Не счесть могил меж валунами,
Но отстояли Ленинград.
И над спокойными волнами
На север лебеди летят.
* * *
КОГДА в сорок восьмом году, в разгар «антикосмополитской» кампании («партия и правительство» боролись против всего «иностранного», «инородного», «не нашего») их городу присвоили имя Ломоносова (а моряки, как сказано в вышеприведённых стихах, издавна величали Ораниенбаум, да и продолжают упрямо величать не иначе, как Рамбовом), была срочно придумана причина такого переименования. Мол, в Китайском дворце, а точнее — в Стеклярусном кабинете, раньше пол был мозаичным, набранным из смальт, которые Михаил Васильевич Ломоносов изготовил в Усть-Рудицах. А, мол, место это, где ученый проводил опыты со стеклом, от бывшего Ораниенбаума совсем недалеко. (Так ли уж недалеко? В двадцати четырех километрах). В общем, ныне очень многие здесь требуют вернуть городу старое название…
А пока что местный бард Ирочка Кравец поёт друзьям:
Ты забыл об осени
И остался в городе.
В небе сером с просинью
Провода висят.
Говорят, олени ходят
В парке ломоносовском,
Удивлёнными глазами
На людей глядят…
Кстати, Ораниенбаумская земля помнит не только Ломоносова, но и Пушкина, Карамзина, Некрасова, Тургенева, Добролюбова, Толстого… К тому же здесь творили Брюллов и Саврасов. Мусоргский и Бородин, Глазунов и Стравинский… И людям это дорого. Они любят свой город, пронизанный всеми ветрами Балтики и особенно уютный там, где еще сохранились деревянные домики… И не забыли, какой суровой ценой завоеван сегодняшний день. Вот почему так много значит для них орден Отечественной войны, которым родной город справедливо отмечен…
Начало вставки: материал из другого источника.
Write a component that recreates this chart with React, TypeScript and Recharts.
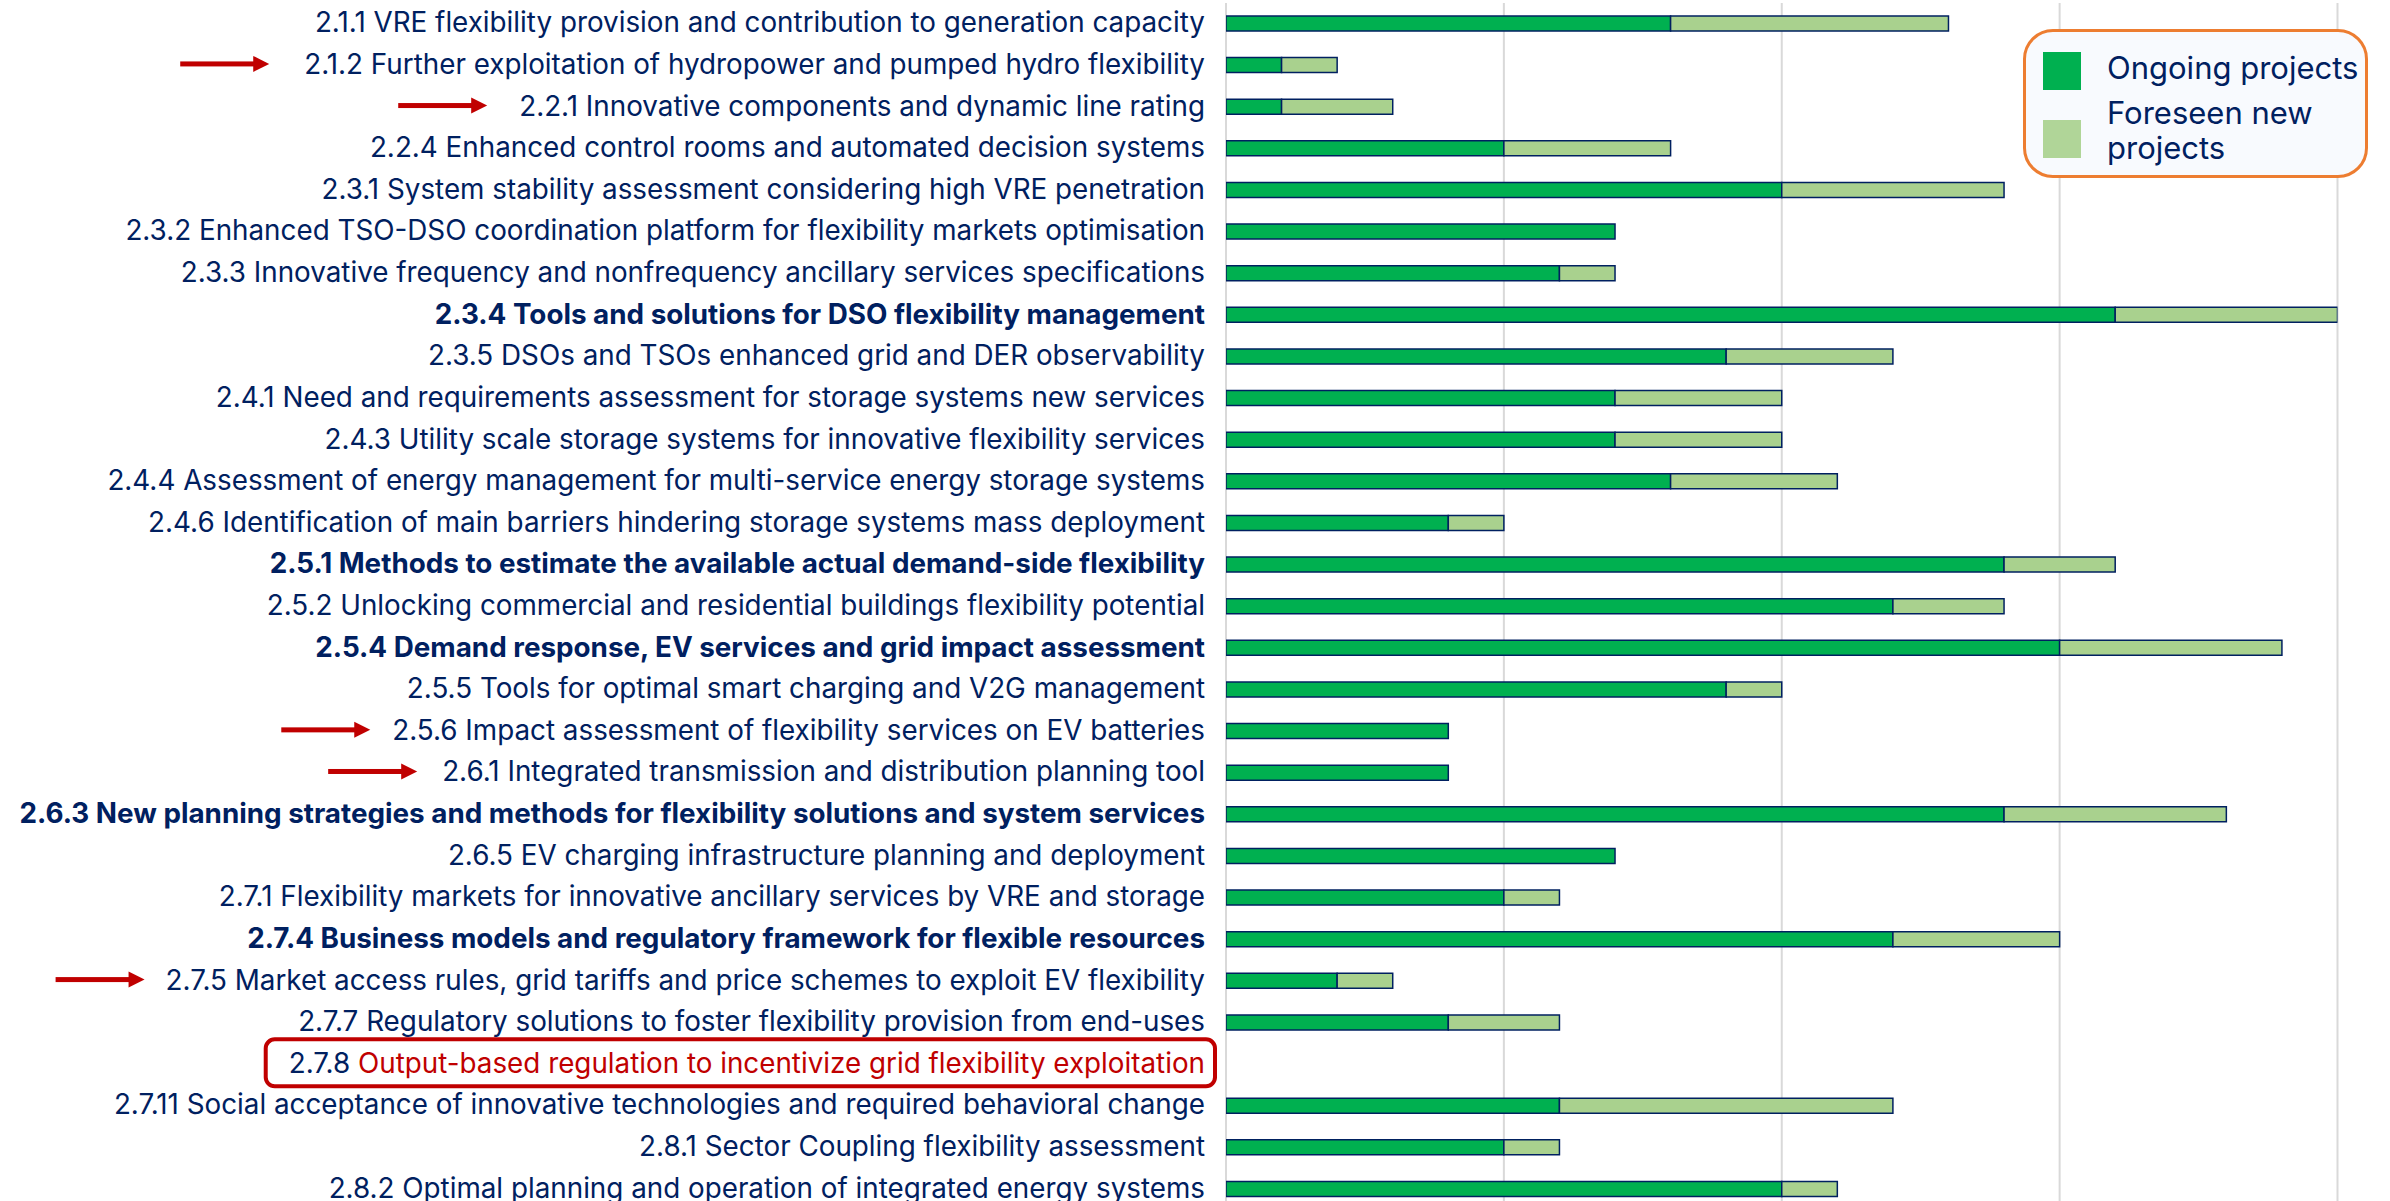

И потому мне тоже ещё больше дорого это «померанцевое предместье» Санкт-Петербурга, где (помните?) под сенью старых парковых лип велением государыни Екатерины высечена в камне скамья. Молодые горожане называют её «скамьёй любви», потому что уверены: посидев на ней и подумав о том, кого любишь, непременно дождёшься взаимности. Юная местная поэтесса даже стихи про неё сложила:
«Скамья любви» — изящная забава,
Но верю я в задуманный обряд.
На белом свете Чудом больше стало —
И годы пусть его нам сохранят…
Анекдот про любителей разоблачений: «А Вы знаете, что Ломоносов был немец? (?) Ведь его настоящая фамилия — Ораниенбаум!